O narcisismo, em suas manifestações patológicas, é um transtorno de personalidade complexo, caracterizado por uma necessidade de admiração, uma maneira grandiosa de se relacionar e falta de empatia. A psicoterapia para o transtorno de personalidade narcisista (TPN) é frequentemente complicada e frustrante devido à dificuldade de engajar o paciente no processo terapêutico. O risco de suicídio nesses pacientes não é raro, especialmente no contexto de um grave “ferimento narcisista”, onde o paciente se sente envergonhado ou vilipendiado.

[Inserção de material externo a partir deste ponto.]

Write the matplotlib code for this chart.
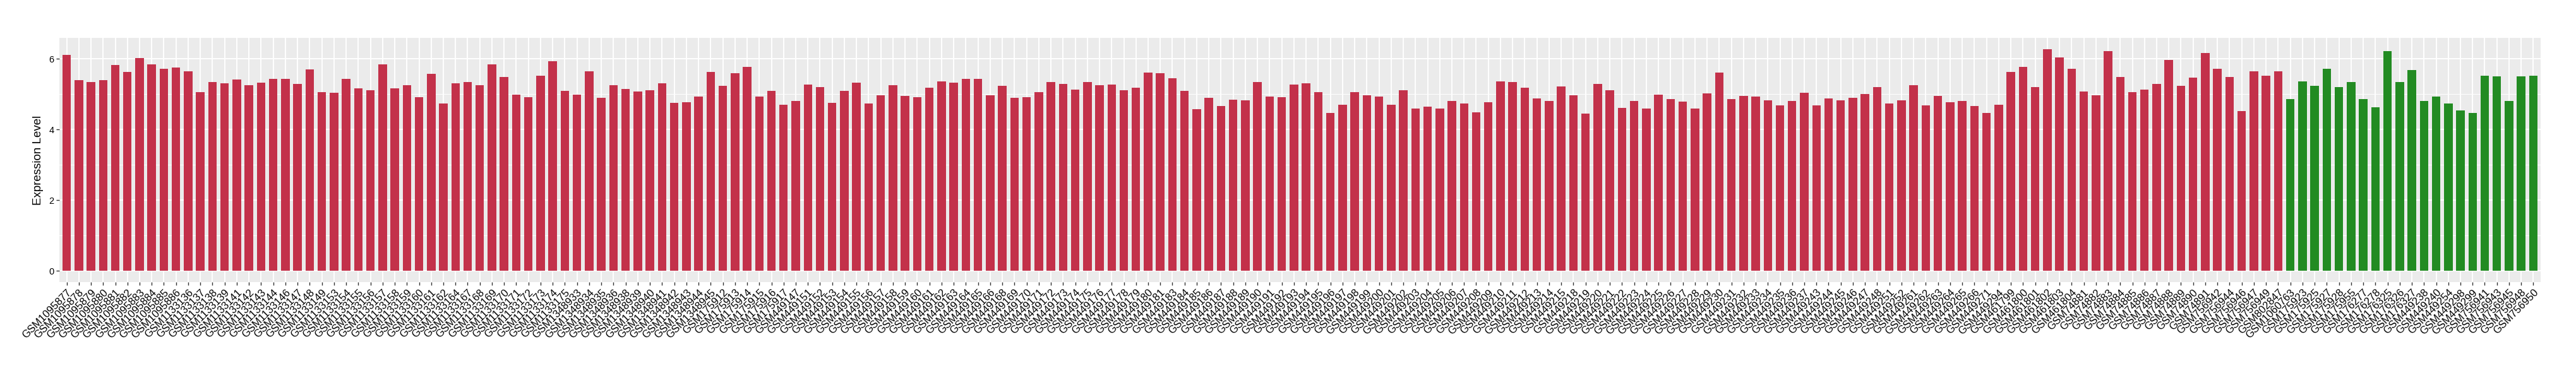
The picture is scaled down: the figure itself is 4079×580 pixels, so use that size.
import matplotlib
matplotlib.use('Agg')
import matplotlib.pyplot as plt
import numpy as np

# muestras del primer grupo (rojo)
muestras_rojo = [
    'GSM1095877', 'GSM1095878', 'GSM1095879', 'GSM1095880', 'GSM1095881', 'GSM1095882', 'GSM1095883',
    'GSM1095884', 'GSM1095885', 'GSM1095886',
    'GSM1133136', 'GSM1133137', 'GSM1133138', 'GSM1133139', 'GSM1133141', 'GSM1133142', 'GSM1133143',
    'GSM1133144', 'GSM1133146', 'GSM1133147', 'GSM1133148', 'GSM1133149', 'GSM1133153', 'GSM1133154',
    'GSM1133155', 'GSM1133156', 'GSM1133157', 'GSM1133158', 'GSM1133159', 'GSM1133160', 'GSM1133161',
    'GSM1133162', 'GSM1133164', 'GSM1133167', 'GSM1133168', 'GSM1133169', 'GSM1133170', 'GSM1133171',
    'GSM1133172', 'GSM1133173', 'GSM1133174', 'GSM1133175',
    'GSM1348933', 'GSM1348934', 'GSM1348935', 'GSM1348936', 'GSM1348938', 'GSM1348939', 'GSM1348940',
    'GSM1348941', 'GSM1348942', 'GSM1348943', 'GSM1348944', 'GSM1348945',
    'GSM175912', 'GSM175913', 'GSM175914', 'GSM175915', 'GSM175916', 'GSM175917',
    'GSM449147', 'GSM449151', 'GSM449152', 'GSM449153', 'GSM449154', 'GSM449155', 'GSM449156',
    'GSM449157', 'GSM449158', 'GSM449159', 'GSM449160', 'GSM449161', 'GSM449162', 'GSM449163',
    'GSM449164', 'GSM449165', 'GSM449166', 'GSM449168', 'GSM449169', 'GSM449170', 'GSM449171',
    'GSM449172', 'GSM449173', 'GSM449174', 'GSM449175', 'GSM449176', 'GSM449177', 'GSM449178',
    'GSM449179', 'GSM449180', 'GSM449181', 'GSM449183', 'GSM449184', 'GSM449185', 'GSM449186',
    'GSM449187', 'GSM449188', 'GSM449189', 'GSM449190', 'GSM449191', 'GSM449192', 'GSM449193',
    'GSM449194', 'GSM449195', 'GSM449196', 'GSM449197', 'GSM449198', 'GSM449199', 'GSM449200',
    'GSM449201', 'GSM449202', 'GSM449203', 'GSM449204', 'GSM449205', 'GSM449206', 'GSM449207',
    'GSM449208', 'GSM449209', 'GSM449210', 'GSM449211', 'GSM449212', 'GSM449213', 'GSM449214',
    'GSM449215', 'GSM449218', 'GSM449219', 'GSM449220', 'GSM449221', 'GSM449222', 'GSM449223',
    'GSM449224', 'GSM449225', 'GSM449226', 'GSM449227', 'GSM449228', 'GSM449229', 'GSM449230',
    'GSM449231', 'GSM449232', 'GSM449233', 'GSM449234', 'GSM449235', 'GSM449236', 'GSM449237',
    'GSM449243', 'GSM449244', 'GSM449245', 'GSM449246', 'GSM449247', 'GSM449248', 'GSM449251',
    'GSM449252', 'GSM449261', 'GSM449262', 'GSM449263', 'GSM449264', 'GSM449265', 'GSM449266',
    'GSM449271', 'GSM449294',
    'GSM461799', 'GSM461800', 'GSM461801', 'GSM461802', 'GSM461803', 'GSM461804',
    'GSM74881', 'GSM74882', 'GSM74883', 'GSM74884', 'GSM74885', 'GSM74886', 'GSM74887',
    'GSM74888', 'GSM74889', 'GSM74890', 'GSM74891',
    'GSM756942', 'GSM756944', 'GSM756946', 'GSM756947', 'GSM756949', 'GSM802847',
]
valores_rojo = [
    6.11, 5.39, 5.35, 5.39, 5.82, 5.63, 6.02, 5.84, 5.72, 5.76,
    5.65, 5.05, 5.35, 5.31, 5.42, 5.25, 5.33, 5.44, 5.44, 5.29,
    5.70, 5.05, 5.04, 5.44, 5.16, 5.12, 5.84, 5.16, 5.26, 4.92,
    5.58, 4.73, 5.31, 5.35, 5.26, 5.84, 5.49, 4.99, 4.91, 5.52,
    5.93, 5.10, 4.99, 5.65, 4.89, 5.26, 5.15, 5.08, 5.12, 5.31,
    4.76, 4.78, 4.94, 5.63, 5.23, 5.59, 5.77, 4.93, 5.10, 4.71,
    4.81, 5.27, 5.20, 4.76, 5.10, 5.32, 4.74, 4.97, 5.25, 4.95,
    4.92, 5.19, 5.36, 5.32, 5.43, 5.43, 4.97, 5.23, 4.90, 4.92,
    5.06, 5.34, 5.29, 5.13, 5.34, 5.25, 5.27, 5.11, 5.19, 5.61,
    5.59, 5.45, 5.10, 4.58, 4.90, 4.67, 4.84, 4.83, 5.34, 4.93,
    4.92, 5.27, 5.31, 5.06, 4.47, 4.71, 5.06, 4.97, 4.93, 4.71,
    5.11, 4.60, 4.65, 4.60, 4.81, 4.73, 4.49, 4.78, 5.36, 5.34,
    5.19, 4.88, 4.81, 5.22, 4.97, 4.46, 5.29, 5.11, 4.62, 4.81,
    4.60, 4.99, 4.86, 4.79, 4.60, 5.02, 5.61, 4.86, 4.95, 4.93,
    4.83, 4.69, 4.81, 5.04, 4.68, 4.88, 4.83, 4.90, 5.01, 5.20,
    4.74, 4.83, 5.25, 4.69, 4.95, 4.78, 4.81, 4.67, 4.47, 4.71,
    5.63, 5.78, 5.20, 6.28, 6.04, 5.71, 5.08, 4.97, 6.21, 5.49,
    5.06, 5.13, 5.29, 5.96, 5.23, 5.47, 6.16, 5.71, 5.49, 4.53,
    5.65, 5.52, 5.65,
]

# muestras del segundo grupo (verde)
muestras_verde = [
    'GSM1060763', 'GSM175923', 'GSM175925', 'GSM175927', 'GSM175928', 'GSM175955', 'GSM176277',
    'GSM176278', 'GSM176325', 'GSM176326', 'GSM176327', 'GSM449238', 'GSM449240', 'GSM449254',
    'GSM449298', 'GSM449299', 'GSM756941', 'GSM756943', 'GSM756945', 'GSM756948', 'GSM756950',
]
valores_verde = [
    4.86, 5.37, 5.23, 5.71, 5.21, 5.35, 4.86, 4.63, 6.22, 5.35, 5.69,
    4.80, 4.94, 4.73, 4.54, 4.47, 5.53, 5.51, 4.80, 5.51, 5.53,
]

color_rojo = '#C3314A'
color_verde = '#228B22'

plt.rcParams['font.family'] = ['Liberation Sans', 'DejaVu Sans']

muestras = muestras_rojo + muestras_verde
valores = valores_rojo + valores_verde
colores = [color_rojo] * len(valores_rojo) + [color_verde] * len(valores_verde)
x = np.arange(len(muestras))

fig = plt.figure(figsize=(40.8, 5.8), dpi=100)
ax = fig.add_axes([0.02304, 0.2293, 0.96299, 0.6673])
ax.set_facecolor('#EBEBEB')
ax.set_axisbelow(True)

ax.bar(x, valores, width=0.7, color=colores, zorder=3)

# rango como ggplot (expansion 5% en y, 0.6 en x)
ymax = max(valores)
ax.set_ylim(-0.05 * ymax, 1.05 * ymax)
ax.set_xlim(-0.6, len(muestras) - 1 + 0.6)

ax.set_yticks([0, 2, 4, 6])
ax.set_yticks([1, 3, 5], minor=True)
ax.set_xticks(x)
ax.set_xticklabels(muestras, rotation=45, ha='right', va='top', rotation_mode='anchor', fontsize=12)

ax.grid(which='major', color='white', linewidth=1.4)
ax.grid(which='minor', axis='y', color='white', linewidth=0.7)
ax.tick_params(which='major', length=3.8, width=1.0, color='#333333', labelsize=10.5, pad=2.5)
ax.tick_params(axis='x', labelsize=12)
ax.tick_params(which='minor', length=0)
for s in ax.spines.values():
    s.set_visible(False)

ax.set_ylabel('Expression Level', fontsize=13.5, labelpad=6)

fig.savefig('out.png', dpi=100, facecolor='white')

A literatura atual sugere que existem três subtipos de TPN: o grandioso/desatento, o vulnerável/hipervigilante e o de alto funcionamento. O subtipo grandioso/desatento é marcado por um senso exagerado de autoimportância, falta de remorso, manipulação interpessoal e uma busca incessante por poder e privilégios. Em contraste, o subtipo vulnerável/hipervigilante é caracterizado por uma sensibilidade extrema ao que os outros dizem, timidez, propensão à vergonha e sentimentos de inferioridade. O subtipo de alto funcionamento, por sua vez, pode ser difícil de diagnosticar, pois o indivíduo pode parecer agradável e enérgico, mas uma avaliação cuidadosa revela um senso de autoimportância exagerado e uma tendência a uma estrutura de “falso self”. É importante notar que esses subtipos não são rígidos; um narcisista grandioso pode facilmente se tornar vulnerável quando envergonhado ou criticado.
A vergonha é um sentimento central nos indivíduos narcisistas, que muitas vezes sentem que falharam em vários aspectos de suas vidas e que são “irreparavelmente defeituosos”. Um grave ferimento narcisista pode desencadear uma intensa vergonha a ponto de o suicídio parecer a única opção. A literatura sugere que o comportamento suicida é uma causa clinicamente significativa e subestimada de mortalidade no TPN. Pacientes com TPN têm maior letalidade em suas tentativas de suicídio, mas são menos impulsivos em comparação com aqueles com transtorno de personalidade borderline (TPB). Além disso, pacientes com TPN correm um alto risco de cometer suicídio ou tentativas altamente letais sem sinais de alerta ou auto-revelações.
A psicoterapia com pacientes narcisistas é complicada por diversos desafios, incluindo a sensação do terapeuta de ser “observador” em uma conversa unilateral. O paciente pode tratar o terapeuta como um “sounding board”. O contra-transferência pode ser intensa, com o terapeuta sentindo-se desvalorizado, ignorado ou até mesmo como alvo do ódio do paciente. Para mitigar esses riscos, o terapeuta deve manter uma aliança terapêutica sólida e resistir ao desprezo, buscando entender as vulnerabilidades do paciente. A honestidade sobre o risco de suicídio deve ser uma parte regular do diálogo, com o terapeuta questionando repetidamente a veracidade das negações do paciente.
Em conclusão, é imperativo que os profissionais de saúde mental reconheçam o risco de suicídio no TPN, especialmente em momentos de vergonha ou humilhação. Apesar da dificuldade no tratamento, o risco de suicídios consumados ou altamente letais torna essencial a contínua dedicação do clínico para ajudar o paciente a compreender e lidar com suas vulnerabilidades.